例えば100株所有で3,000円分の優待券がもらえる株主優待が欲しいのであれば、権利獲得日に現物取引で100株を成り行きで買い注文して、同時に信用取引で100株成り行きで売り注文すればOKなのです。
権利獲得日の取引が終了した時点で対象となる株式を100株所有していることになりますので、100株株主として3,000円分の株主優待券を受け取る権利が確定します。
さらに購入した100株と同値で100株の信用売り注文が成立していますので、権利獲得日の翌日に購入した100株を現渡しすればそれぞれの取引を決済することができます。
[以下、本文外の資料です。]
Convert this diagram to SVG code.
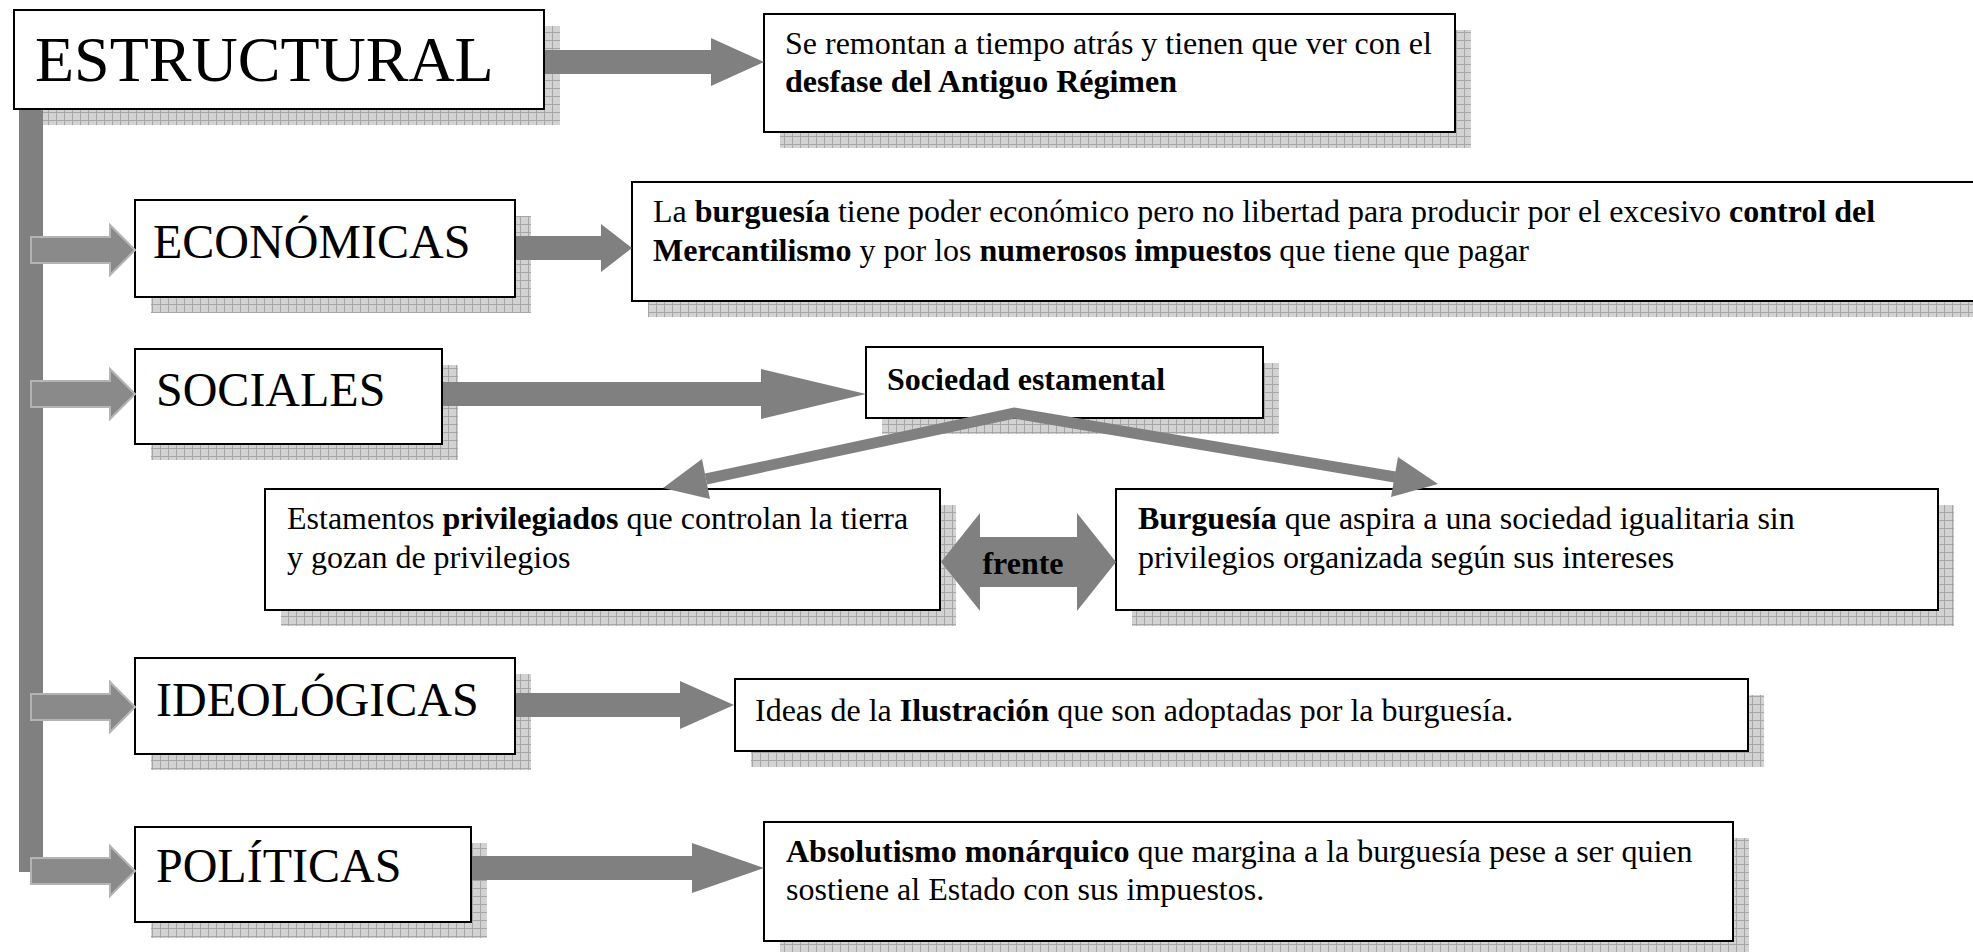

現渡しというのは手持ちの現物株式で信用取引の売り注文を精算する方法であり、株価の変動の影響を排除してあらかじめ確定した金額で決済することができるのです。
必要なのは手数料だけ!安ければ数百円でOK!
優待を獲得するためには現物取引と信用取引のそれぞれの手数料の負担が必要になりますが、近年ではネット証券における取引手数料がずいぶんと割安になっていますので、ほとんどの場合には数百円程度の費用でクロス取引を行うことができます。
株主優待券の儲け分を考慮すると実質タダに!
例えば300円の手数料で3,000円分の株主優待券が獲得できればトータルでは2,700円分の儲けになりますので、実質的にはタダで優待を獲得したと考えることができるでしょう。
翌日の株価下落による損失を回避しながらわずかな手数料のみで優待が獲得できるクロス取引は、資金力が限られる個人投資家に最適な取引手法です。
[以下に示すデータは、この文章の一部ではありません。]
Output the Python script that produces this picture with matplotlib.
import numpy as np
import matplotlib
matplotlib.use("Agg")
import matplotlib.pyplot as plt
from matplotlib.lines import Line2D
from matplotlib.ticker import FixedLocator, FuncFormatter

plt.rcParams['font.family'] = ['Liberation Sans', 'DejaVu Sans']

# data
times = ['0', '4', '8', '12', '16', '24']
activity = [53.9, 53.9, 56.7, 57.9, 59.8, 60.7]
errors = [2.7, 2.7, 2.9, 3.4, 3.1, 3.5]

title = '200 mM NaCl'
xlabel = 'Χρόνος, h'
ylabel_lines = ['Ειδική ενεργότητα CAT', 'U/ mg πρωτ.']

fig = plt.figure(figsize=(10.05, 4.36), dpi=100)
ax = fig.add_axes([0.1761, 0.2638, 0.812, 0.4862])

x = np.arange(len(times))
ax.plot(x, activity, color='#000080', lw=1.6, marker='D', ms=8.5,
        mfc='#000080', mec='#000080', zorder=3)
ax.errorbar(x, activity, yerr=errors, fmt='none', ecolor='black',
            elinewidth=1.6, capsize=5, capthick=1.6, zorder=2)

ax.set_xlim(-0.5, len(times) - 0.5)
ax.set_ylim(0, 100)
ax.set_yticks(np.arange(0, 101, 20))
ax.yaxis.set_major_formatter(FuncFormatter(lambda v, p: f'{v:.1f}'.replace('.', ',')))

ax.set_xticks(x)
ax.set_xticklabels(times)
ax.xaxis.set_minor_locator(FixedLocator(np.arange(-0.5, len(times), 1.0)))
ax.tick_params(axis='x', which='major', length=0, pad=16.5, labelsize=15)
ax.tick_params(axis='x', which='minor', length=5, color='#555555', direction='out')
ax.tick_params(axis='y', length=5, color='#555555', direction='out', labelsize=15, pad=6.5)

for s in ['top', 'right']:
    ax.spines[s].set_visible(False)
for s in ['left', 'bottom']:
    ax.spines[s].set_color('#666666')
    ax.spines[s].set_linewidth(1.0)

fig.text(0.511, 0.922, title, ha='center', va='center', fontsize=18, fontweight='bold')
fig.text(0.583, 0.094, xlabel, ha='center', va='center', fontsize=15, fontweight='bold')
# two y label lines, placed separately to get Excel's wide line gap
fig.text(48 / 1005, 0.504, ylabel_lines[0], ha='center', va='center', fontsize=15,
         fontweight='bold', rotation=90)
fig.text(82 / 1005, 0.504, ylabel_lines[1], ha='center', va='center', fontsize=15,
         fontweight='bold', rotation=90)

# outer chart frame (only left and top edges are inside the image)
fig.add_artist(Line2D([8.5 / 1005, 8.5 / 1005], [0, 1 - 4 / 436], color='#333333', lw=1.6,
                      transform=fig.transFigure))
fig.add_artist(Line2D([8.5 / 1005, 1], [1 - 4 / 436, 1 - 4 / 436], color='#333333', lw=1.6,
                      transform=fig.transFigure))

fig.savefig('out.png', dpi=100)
近年ではネット証券の多くが、株主優待を目的としたクロス取引を積極的に奨励しています。
信用取引口座の開設手続きやクロス取引の詳細については、取引を希望する証券会社に問い合わせて確認をしてみてください。
まとめ
クロス取引は株主優待がタダで貰えるおすすめの取引手法ですが、実際に活用する際には注意も必要です。
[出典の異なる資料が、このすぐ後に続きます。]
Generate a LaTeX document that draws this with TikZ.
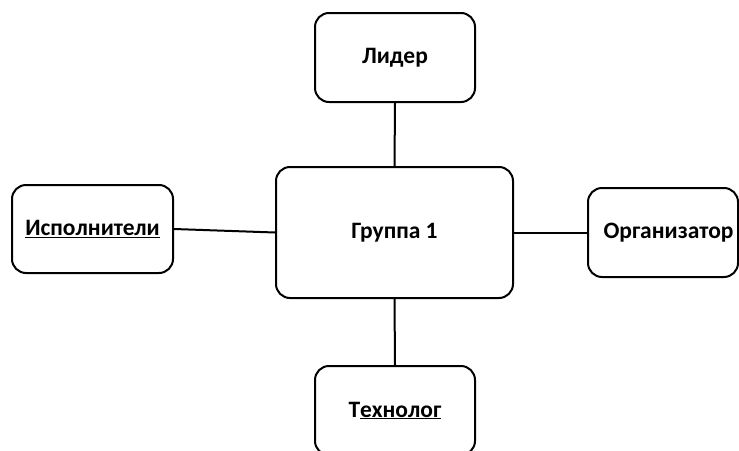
\documentclass[tikz,border=0pt]{standalone}
\usepackage{fontspec}
\setmainfont{Carlito}
\usetikzlibrary{positioning}

\tikzset{
  rolebox/.style={draw, line width=2pt, rounded corners=14pt, align=center,
    font=\fontsize{23.5}{27}\selectfont\bfseries},
  link/.style={line width=2pt}
}

\begin{document}
\begin{tikzpicture}[x=1pt, y=-1pt]
            % Frame
            \useasboundingbox (0,0) rectangle (739,450);
            \clip (0,0) rectangle (739,450);
            % Centre group
            \node[rolebox, minimum width=237pt, minimum height=131pt] (gruppa) at (394.5,232.5) {Группа 1};
            % Roles around the group
            \node[rolebox, minimum width=160pt, minimum height=89pt] (lider) at (395,57.5) {Лидер};
            \node[rolebox, minimum width=161pt, minimum height=88pt] (ispoln) at (92.5,229) {\underline{Исполнители}};
            \node[rolebox, minimum width=150pt, minimum height=89pt] (organiz) at (663,232.5) {\hspace*{11pt}Организатор};
            \node[rolebox, minimum width=160pt, minimum height=89pt] (tehnolog) at (395,410.5) {Т\underline{ехнолог}};
            % Links
            \draw[link] (lider.south) -- (gruppa.north);
            \draw[link] (ispoln.east) -- (gruppa.west);
            \draw[link] (gruppa.east) -- (organiz.west);
            \draw[link] (gruppa.south) -- (tehnolog.north);
         \end{tikzpicture}
\end{document}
人気の高い株主優待銘柄は権利獲得日に近づくと信用売りの注文が増えるため、信用取引に必要な貸株の数が不足しがちになります。
特に市場に流通する株数が少ない銘柄に大量の信用売り注文が集まった場合には、信用売り注文に対して「逆日歩」(ぎゃくひぶ)と呼ばれる特別な利息が請求されることになります。
逆日歩の発生の有無や、逆日歩がいくらになるのかは、その日の取引が終了するまでわかりません。
権利獲得日の信用売り注文については、常に予想外の費用の負担が発生する可能性があることに注意をしてください。
逆日歩の金額は1株当たり0.05円~となっていますが、一部には高額な費用の負担が発生する事例などもあるようです。
あまり欲張りすぎるとかえって損をしてしまう可能性がありますので、クロス取引はくれぐれも無理のない範囲内で慎重に行うようにしましょう。